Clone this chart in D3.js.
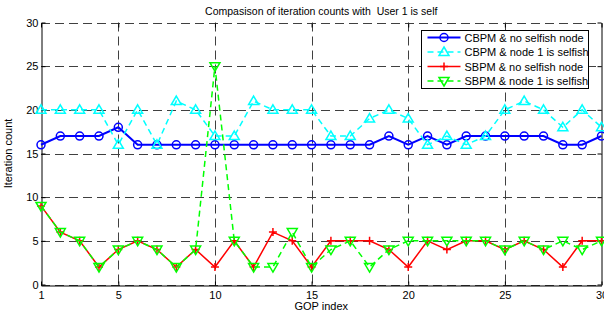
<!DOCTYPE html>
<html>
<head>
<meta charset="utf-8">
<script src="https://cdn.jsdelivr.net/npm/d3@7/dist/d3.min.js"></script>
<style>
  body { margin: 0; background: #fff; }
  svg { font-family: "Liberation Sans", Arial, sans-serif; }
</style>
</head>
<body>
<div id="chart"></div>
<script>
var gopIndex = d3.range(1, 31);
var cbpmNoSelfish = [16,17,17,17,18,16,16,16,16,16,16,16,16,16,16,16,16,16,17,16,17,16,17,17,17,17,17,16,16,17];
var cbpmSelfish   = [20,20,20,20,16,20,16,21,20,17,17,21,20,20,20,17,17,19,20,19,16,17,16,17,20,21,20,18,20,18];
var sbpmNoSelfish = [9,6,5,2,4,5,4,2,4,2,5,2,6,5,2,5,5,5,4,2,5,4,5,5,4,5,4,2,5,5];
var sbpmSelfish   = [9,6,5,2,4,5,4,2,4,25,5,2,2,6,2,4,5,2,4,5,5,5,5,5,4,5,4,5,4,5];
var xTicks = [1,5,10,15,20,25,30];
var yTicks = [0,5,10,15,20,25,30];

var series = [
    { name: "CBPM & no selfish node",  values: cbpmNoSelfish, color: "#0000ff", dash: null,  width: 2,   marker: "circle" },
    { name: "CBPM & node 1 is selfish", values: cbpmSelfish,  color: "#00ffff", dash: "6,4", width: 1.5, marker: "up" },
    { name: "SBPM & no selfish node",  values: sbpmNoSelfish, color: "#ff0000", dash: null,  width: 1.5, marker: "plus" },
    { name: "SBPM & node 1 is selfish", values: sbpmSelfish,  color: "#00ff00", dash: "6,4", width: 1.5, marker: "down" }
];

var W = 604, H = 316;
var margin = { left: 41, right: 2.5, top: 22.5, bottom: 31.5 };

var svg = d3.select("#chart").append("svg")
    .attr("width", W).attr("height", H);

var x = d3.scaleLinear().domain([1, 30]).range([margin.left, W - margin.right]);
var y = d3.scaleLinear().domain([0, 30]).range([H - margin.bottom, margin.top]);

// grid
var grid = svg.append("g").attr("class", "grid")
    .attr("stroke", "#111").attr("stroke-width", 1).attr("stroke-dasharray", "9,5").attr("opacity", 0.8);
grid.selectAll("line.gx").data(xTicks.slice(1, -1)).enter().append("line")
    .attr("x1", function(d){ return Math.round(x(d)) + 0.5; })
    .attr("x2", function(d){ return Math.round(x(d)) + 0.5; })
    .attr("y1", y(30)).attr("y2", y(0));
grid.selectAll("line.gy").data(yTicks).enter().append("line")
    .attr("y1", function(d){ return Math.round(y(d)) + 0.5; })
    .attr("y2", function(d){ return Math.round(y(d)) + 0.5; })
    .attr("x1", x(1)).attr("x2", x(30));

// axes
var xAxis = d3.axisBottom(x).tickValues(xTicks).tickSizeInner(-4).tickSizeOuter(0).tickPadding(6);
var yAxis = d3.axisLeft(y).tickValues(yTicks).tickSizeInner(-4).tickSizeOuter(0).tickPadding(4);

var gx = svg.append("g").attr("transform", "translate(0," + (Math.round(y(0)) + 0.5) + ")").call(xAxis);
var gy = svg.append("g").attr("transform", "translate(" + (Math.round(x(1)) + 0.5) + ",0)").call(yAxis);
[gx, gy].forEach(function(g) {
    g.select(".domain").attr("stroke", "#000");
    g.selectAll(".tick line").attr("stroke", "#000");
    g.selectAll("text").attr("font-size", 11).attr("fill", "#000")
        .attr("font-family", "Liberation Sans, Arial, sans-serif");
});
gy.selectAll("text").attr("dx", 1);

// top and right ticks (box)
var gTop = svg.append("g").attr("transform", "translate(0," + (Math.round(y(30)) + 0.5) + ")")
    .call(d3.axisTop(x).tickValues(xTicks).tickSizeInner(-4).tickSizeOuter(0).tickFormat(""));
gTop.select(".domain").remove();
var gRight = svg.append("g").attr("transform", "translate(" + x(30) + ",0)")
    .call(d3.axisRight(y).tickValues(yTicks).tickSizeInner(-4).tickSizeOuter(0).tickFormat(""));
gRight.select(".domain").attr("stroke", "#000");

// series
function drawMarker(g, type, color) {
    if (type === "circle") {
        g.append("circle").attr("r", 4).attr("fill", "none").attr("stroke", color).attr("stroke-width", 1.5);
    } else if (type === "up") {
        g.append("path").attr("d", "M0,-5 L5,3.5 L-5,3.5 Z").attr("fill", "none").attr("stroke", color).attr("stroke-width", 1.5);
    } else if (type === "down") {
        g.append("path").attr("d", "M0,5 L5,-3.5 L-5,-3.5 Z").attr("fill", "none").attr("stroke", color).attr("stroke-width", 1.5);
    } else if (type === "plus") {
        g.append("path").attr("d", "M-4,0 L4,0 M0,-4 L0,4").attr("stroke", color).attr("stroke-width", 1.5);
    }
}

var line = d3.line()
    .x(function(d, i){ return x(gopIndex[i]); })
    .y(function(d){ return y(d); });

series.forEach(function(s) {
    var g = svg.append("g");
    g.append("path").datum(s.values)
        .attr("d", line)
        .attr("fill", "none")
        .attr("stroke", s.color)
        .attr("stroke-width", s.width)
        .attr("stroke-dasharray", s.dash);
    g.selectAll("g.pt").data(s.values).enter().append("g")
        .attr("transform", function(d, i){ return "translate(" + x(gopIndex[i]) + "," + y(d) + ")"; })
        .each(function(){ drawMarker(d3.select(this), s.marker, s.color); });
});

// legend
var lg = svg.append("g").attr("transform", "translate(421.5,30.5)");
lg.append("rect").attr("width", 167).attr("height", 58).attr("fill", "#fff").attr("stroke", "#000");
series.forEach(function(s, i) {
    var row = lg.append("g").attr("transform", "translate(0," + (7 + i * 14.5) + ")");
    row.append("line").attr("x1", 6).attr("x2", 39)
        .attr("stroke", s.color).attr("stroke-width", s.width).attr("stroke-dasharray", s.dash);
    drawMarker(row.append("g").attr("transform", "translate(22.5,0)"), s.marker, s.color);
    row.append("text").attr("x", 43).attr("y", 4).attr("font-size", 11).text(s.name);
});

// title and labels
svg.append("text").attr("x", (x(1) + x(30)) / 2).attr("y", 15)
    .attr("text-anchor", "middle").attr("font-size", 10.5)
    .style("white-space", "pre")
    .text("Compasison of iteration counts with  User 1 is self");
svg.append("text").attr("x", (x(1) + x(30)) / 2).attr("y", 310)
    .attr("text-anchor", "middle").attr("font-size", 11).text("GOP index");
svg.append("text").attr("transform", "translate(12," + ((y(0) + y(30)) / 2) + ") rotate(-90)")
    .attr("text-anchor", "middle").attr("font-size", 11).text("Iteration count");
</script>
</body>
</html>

**Your objective**
Copy out all of the material exactly as written, without its pictures.

**Finished answer**
Clone this chart in D3.js.
<!DOCTYPE html>
<html>
<head>
<meta charset="utf-8">
<script src="https://cdn.jsdelivr.net/npm/d3@7/dist/d3.min.js"></script>
<style>
  body { margin: 0; background: #fff; }
  svg { font-family: "Liberation Sans", Arial, sans-serif; }
</style>
</head>
<body>
<div id="chart"></div>
<script>
var gopIndex = d3.range(1, 31);
var cbpmNoSelfish = [16,17,17,17,18,16,16,16,16,16,16,16,16,16,16,16,16,16,17,16,17,16,17,17,17,17,17,16,16,17];
var cbpmSelfish   = [20,20,20,20,16,20,16,21,20,17,17,21,20,20,20,17,17,19,20,19,16,17,16,17,20,21,20,18,20,18];
var sbpmNoSelfish = [9,6,5,2,4,5,4,2,4,2,5,2,6,5,2,5,5,5,4,2,5,4,5,5,4,5,4,2,5,5];
var sbpmSelfish   = [9,6,5,2,4,5,4,2,4,25,5,2,2,6,2,4,5,2,4,5,5,5,5,5,4,5,4,5,4,5];
var xTicks = [1,5,10,15,20,25,30];
var yTicks = [0,5,10,15,20,25,30];

var series = [
    { name: "CBPM & no selfish node",  values: cbpmNoSelfish, color: "#0000ff", dash: null,  width: 2,   marker: "circle" },
    { name: "CBPM & node 1 is selfish", values: cbpmSelfish,  color: "#00ffff", dash: "6,4", width: 1.5, marker: "up" },
    { name: "SBPM & no selfish node",  values: sbpmNoSelfish, color: "#ff0000", dash: null,  width: 1.5, marker: "plus" },
    { name: "SBPM & node 1 is selfish", values: sbpmSelfish,  color: "#00ff00", dash: "6,4", width: 1.5, marker: "down" }
];

var W = 604, H = 316;
var margin = { left: 41, right: 2.5, top: 22.5, bottom: 31.5 };

var svg = d3.select("#chart").append("svg")
    .attr("width", W).attr("height", H);

var x = d3.scaleLinear().domain([1, 30]).range([margin.left, W - margin.right]);
var y = d3.scaleLinear().domain([0, 30]).range([H - margin.bottom, margin.top]);

// grid
var grid = svg.append("g").attr("class", "grid")
    .attr("stroke", "#111").attr("stroke-width", 1).attr("stroke-dasharray", "9,5").attr("opacity", 0.8);
grid.selectAll("line.gx").data(xTicks.slice(1, -1)).enter().append("line")
    .attr("x1", function(d){ return Math.round(x(d)) + 0.5; })
    .attr("x2", function(d){ return Math.round(x(d)) + 0.5; })
    .attr("y1", y(30)).attr("y2", y(0));
grid.selectAll("line.gy").data(yTicks).enter().append("line")
    .attr("y1", function(d){ return Math.round(y(d)) + 0.5; })
    .attr("y2", function(d){ return Math.round(y(d)) + 0.5; })
    .attr("x1", x(1)).attr("x2", x(30));

// axes
var xAxis = d3.axisBottom(x).tickValues(xTicks).tickSizeInner(-4).tickSizeOuter(0).tickPadding(6);
var yAxis = d3.axisLeft(y).tickValues(yTicks).tickSizeInner(-4).tickSizeOuter(0).tickPadding(4);

var gx = svg.append("g").attr("transform", "translate(0," + (Math.round(y(0)) + 0.5) + ")").call(xAxis);
var gy = svg.append("g").attr("transform", "translate(" + (Math.round(x(1)) + 0.5) + ",0)").call(yAxis);
[gx, gy].forEach(function(g) {
    g.select(".domain").attr("stroke", "#000");
    g.selectAll(".tick line").attr("stroke", "#000");
    g.selectAll("text").attr("font-size", 11).attr("fill", "#000")
        .attr("font-family", "Liberation Sans, Arial, sans-serif");
});
gy.selectAll("text").attr("dx", 1);

// top and right ticks (box)
var gTop = svg.append("g").attr("transform", "translate(0," + (Math.round(y(30)) + 0.5) + ")")
    .call(d3.axisTop(x).tickValues(xTicks).tickSizeInner(-4).tickSizeOuter(0).tickFormat(""));
gTop.select(".domain").remove();
var gRight = svg.append("g").attr("transform", "translate(" + x(30) + ",0)")
    .call(d3.axisRight(y).tickValues(yTicks).tickSizeInner(-4).tickSizeOuter(0).tickFormat(""));
gRight.select(".domain").attr("stroke", "#000");

// series
function drawMarker(g, type, color) {
    if (type === "circle") {
        g.append("circle").attr("r", 4).attr("fill", "none").attr("stroke", color).attr("stroke-width", 1.5);
    } else if (type === "up") {
        g.append("path").attr("d", "M0,-5 L5,3.5 L-5,3.5 Z").attr("fill", "none").attr("stroke", color).attr("stroke-width", 1.5);
    } else if (type === "down") {
        g.append("path").attr("d", "M0,5 L5,-3.5 L-5,-3.5 Z").attr("fill", "none").attr("stroke", color).attr("stroke-width", 1.5);
    } else if (type === "plus") {
        g.append("path").attr("d", "M-4,0 L4,0 M0,-4 L0,4").attr("stroke", color).attr("stroke-width", 1.5);
    }
}

var line = d3.line()
    .x(function(d, i){ return x(gopIndex[i]); })
    .y(function(d){ return y(d); });

series.forEach(function(s) {
    var g = svg.append("g");
    g.append("path").datum(s.values)
        .attr("d", line)
        .attr("fill", "none")
        .attr("stroke", s.color)
        .attr("stroke-width", s.width)
        .attr("stroke-dasharray", s.dash);
    g.selectAll("g.pt").data(s.values).enter().append("g")
        .attr("transform", function(d, i){ return "translate(" + x(gopIndex[i]) + "," + y(d) + ")"; })
        .each(function(){ drawMarker(d3.select(this), s.marker, s.color); });
});

// legend
var lg = svg.append("g").attr("transform", "translate(421.5,30.5)");
lg.append("rect").attr("width", 167).attr("height", 58).attr("fill", "#fff").attr("stroke", "#000");
series.forEach(function(s, i) {
    var row = lg.append("g").attr("transform", "translate(0," + (7 + i * 14.5) + ")");
    row.append("line").attr("x1", 6).attr("x2", 39)
        .attr("stroke", s.color).attr("stroke-width", s.width).attr("stroke-dasharray", s.dash);
    drawMarker(row.append("g").attr("transform", "translate(22.5,0)"), s.marker, s.color);
    row.append("text").attr("x", 43).attr("y", 4).attr("font-size", 11).text(s.name);
});

// title and labels
svg.append("text").attr("x", (x(1) + x(30)) / 2).attr("y", 15)
    .attr("text-anchor", "middle").attr("font-size", 10.5)
    .style("white-space", "pre")
    .text("Compasison of iteration counts with  User 1 is self");
svg.append("text").attr("x", (x(1) + x(30)) / 2).attr("y", 310)
    .attr("text-anchor", "middle").attr("font-size", 11).text("GOP index");
svg.append("text").attr("transform", "translate(12," + ((y(0) + y(30)) / 2) + ") rotate(-90)")
    .attr("text-anchor", "middle").attr("font-size", 11).text("Iteration count");
</script>
</body>
</html>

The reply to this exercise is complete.